# Task details:
Reproduce the listing below exactly, beginning with its first line and ending with the line that holds "const leakagePower = [3.46e-5, 820];"; pictures are not part of the copy.

# Dataset excerpt:
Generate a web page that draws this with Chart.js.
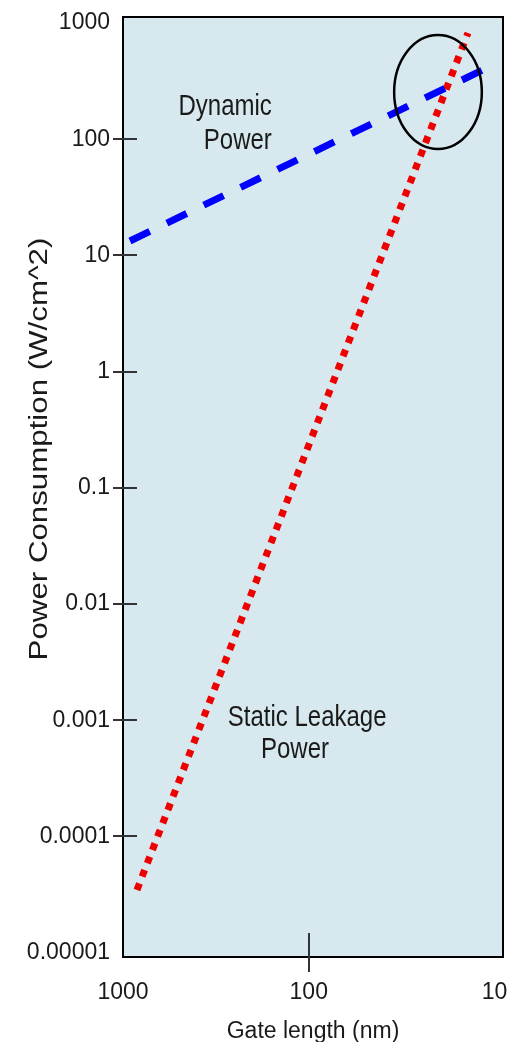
<!DOCTYPE html>
<html lang="en">
<head>
    <meta charset="UTF-8">
    <title>Power Consumption vs Gate Length</title>
    <style>
      body { margin: 0; background: #ffffff; }
      #wrap { width: 526px; height: 1042px; }
    </style>
</head>
<body>
    <div id="wrap"><canvas id="powerChart"></canvas></div>

    <script src="https://cdn.jsdelivr.net/npm/chart.js"></script>
    <script>
        // data
        const dynamicGate = [917, 11];
        const dynamicPower = [13.3, 410];
        const leakageGate = [841, 13.9];
        const leakagePower = [3.46e-5, 820];

        const xTicks = [1000, 100, 10];
        const xTickLabels = ['1000', '100', '10'];
        const yTicks = [1e-5, 1e-4, 1e-3, 1e-2, 1e-1, 1, 10, 100, 1000];
        const yTickLabels = ['0.00001', '0.0001', '0.001', '0.01', '0.1', '1', '10', '100', '1000'];

        // crossover ellipse bounds (gate nm, power)
        const ellipseGate = [34.7, 11.7];
        const ellipsePower = [82.4, 788];

        const FONT = 'Liberation Sans, Arial, Helvetica, sans-serif';
        const TEXT = '#1a1a1a';

        function stretchedText(ctx, text, x, y, size, align) {
            ctx.save();
            ctx.translate(x, y);
            ctx.scale(1, 1.22);
            ctx.font = size + 'px ' + FONT;
            ctx.fillStyle = TEXT;
            ctx.textAlign = align;
            ctx.textBaseline = 'middle';
            ctx.fillText(text, 0, 0);
            ctx.restore();
        }

        const decorations = {
            id: 'decorations',
            beforeDatasetsDraw(chart) {
                const { ctx, chartArea: a } = chart;
                ctx.save();
                ctx.fillStyle = '#d7e9ee';
                ctx.fillRect(a.left, a.top, a.right - a.left, a.bottom - a.top);
                ctx.restore();
            },
            afterDatasetsDraw(chart) {
                const { ctx, chartArea: a, scales: { x, y } } = chart;

                // ellipse round the crossover
                const l = x.getPixelForValue(ellipseGate[0]);
                const r = x.getPixelForValue(ellipseGate[1]);
                const b = y.getPixelForValue(ellipsePower[0]);
                const t = y.getPixelForValue(ellipsePower[1]);
                ctx.save();
                ctx.strokeStyle = '#000';
                ctx.lineWidth = 2.5;
                ctx.beginPath();
                ctx.ellipse((l + r) / 2, (t + b) / 2, (r - l) / 2, (b - t) / 2, 0, 0, Math.PI * 2);
                ctx.stroke();

                // frame
                ctx.lineWidth = 2;
                ctx.strokeRect(a.left, a.top, a.right - a.left, a.bottom - a.top);

                // tick marks crossing the axes
                ctx.strokeStyle = '#333';
                ctx.lineWidth = 2;
                ctx.beginPath();
                yTicks.slice(1, -1).forEach(v => {
                    const py = Math.round(y.getPixelForValue(v));
                    ctx.moveTo(a.left - 10, py);
                    ctx.lineTo(a.left + 14, py);
                });
                const px = Math.round(x.getPixelForValue(100));
                ctx.moveTo(px, a.bottom - 24);
                ctx.lineTo(px, a.bottom + 15);
                ctx.stroke();
                ctx.restore();

                // curve labels
                stretchedText(ctx, 'Dynamic', x.getPixelForValue(158), y.getPixelForValue(189), 24, 'right');
                stretchedText(ctx, 'Power', x.getPixelForValue(158), y.getPixelForValue(96.5), 24, 'right');
                stretchedText(ctx, 'Static Leakage', x.getPixelForValue(102), y.getPixelForValue(0.00105), 24, 'center');
                stretchedText(ctx, 'Power', x.getPixelForValue(118.6), y.getPixelForValue(0.00055), 24, 'center');

                // y axis title
                ctx.save();
                ctx.translate(40, (a.top + a.bottom) / 2 - 38);
                ctx.rotate(-Math.PI / 2);
                ctx.scale(1.25, 1);
                ctx.font = '25px ' + FONT;
                ctx.fillStyle = TEXT;
                ctx.textAlign = 'center';
                ctx.textBaseline = 'middle';
                ctx.fillText('Power Consumption (W/cm^2)', 0, 0);
                ctx.restore();
            }
        };

        const ctx = document.getElementById('powerChart').getContext('2d');

        const powerChart = new Chart(ctx, {
            type: 'line',
            data: {
                datasets: [{
                    label: 'Dynamic Power',
                    data: dynamicGate.map((g, i) => ({ x: g, y: dynamicPower[i] })),
                    borderColor: '#0000ff',
                    borderWidth: 7,
                    borderDash: [22, 19],
                    borderCapStyle: 'butt',
                    pointRadius: 0,
                    fill: false
                }, {
                    label: 'Static Leakage Power',
                    data: leakageGate.map((g, i) => ({ x: g, y: leakagePower[i] })),
                    borderColor: '#ee0000',
                    borderWidth: 7,
                    borderDash: [7, 7.3],
                    borderCapStyle: 'butt',
                    pointRadius: 0,
                    fill: false
                }]
            },
            options: {
                responsive: true,
                maintainAspectRatio: false,
                animation: false,
                layout: { padding: { top: 17, right: 23, left: 0, bottom: 0 } },
                plugins: {
                    legend: { display: false },
                    tooltip: { enabled: false }
                },
                scales: {
                    x: {
                        type: 'logarithmic',
                        reverse: true,
                        min: 9,
                        max: 1000,
                        afterBuildTicks: s => { s.ticks = xTicks.map(v => ({ value: v })); },
                        afterFit: s => { s.height = 85; s.paddingLeft = 0; s.paddingRight = 0; },
                        grid: { display: false },
                        border: { display: false },
                        ticks: {
                            autoSkip: false,
                            maxRotation: 0,
                            padding: 14,
                            color: TEXT,
                            font: { family: FONT, size: 23 },
                            callback: (v, i) => xTickLabels[i]
                        },
                        title: {
                            display: true,
                            text: 'Gate length (nm)',
                            color: TEXT,
                            font: { family: FONT, size: 23 },
                            padding: { top: 0, bottom: -3 }
                        }
                    },
                    y: {
                        type: 'logarithmic',
                        min: 9.16e-6,
                        max: 1126,
                        afterBuildTicks: s => { s.ticks = yTicks.map(v => ({ value: v })); },
                        afterFit: s => { s.width = 123; s.paddingTop = 0; s.paddingBottom = 0; },
                        grid: { display: false },
                        border: { display: false },
                        ticks: {
                            autoSkip: false,
                            padding: 5,
                            color: TEXT,
                            font: { family: FONT, size: 23 },
                            callback: (v, i) => yTickLabels[i]
                        }
                    }
                }
            },
            plugins: [decorations]
        });
    </script>
</body>
</html>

# Finished exercise:
Generate a web page that draws this with Chart.js.
<!DOCTYPE html>
<html lang="en">
<head>
    <meta charset="UTF-8">
    <title>Power Consumption vs Gate Length</title>
    <style>
      body { margin: 0; background: #ffffff; }
      #wrap { width: 526px; height: 1042px; }
    </style>
</head>
<body>
    <div id="wrap"><canvas id="powerChart"></canvas></div>

    <script src="https://cdn.jsdelivr.net/npm/chart.js"></script>
    <script>
        // data
        const dynamicGate = [917, 11];
        const dynamicPower = [13.3, 410];
        const leakageGate = [841, 13.9];
        const leakagePower = [3.46e-5, 820];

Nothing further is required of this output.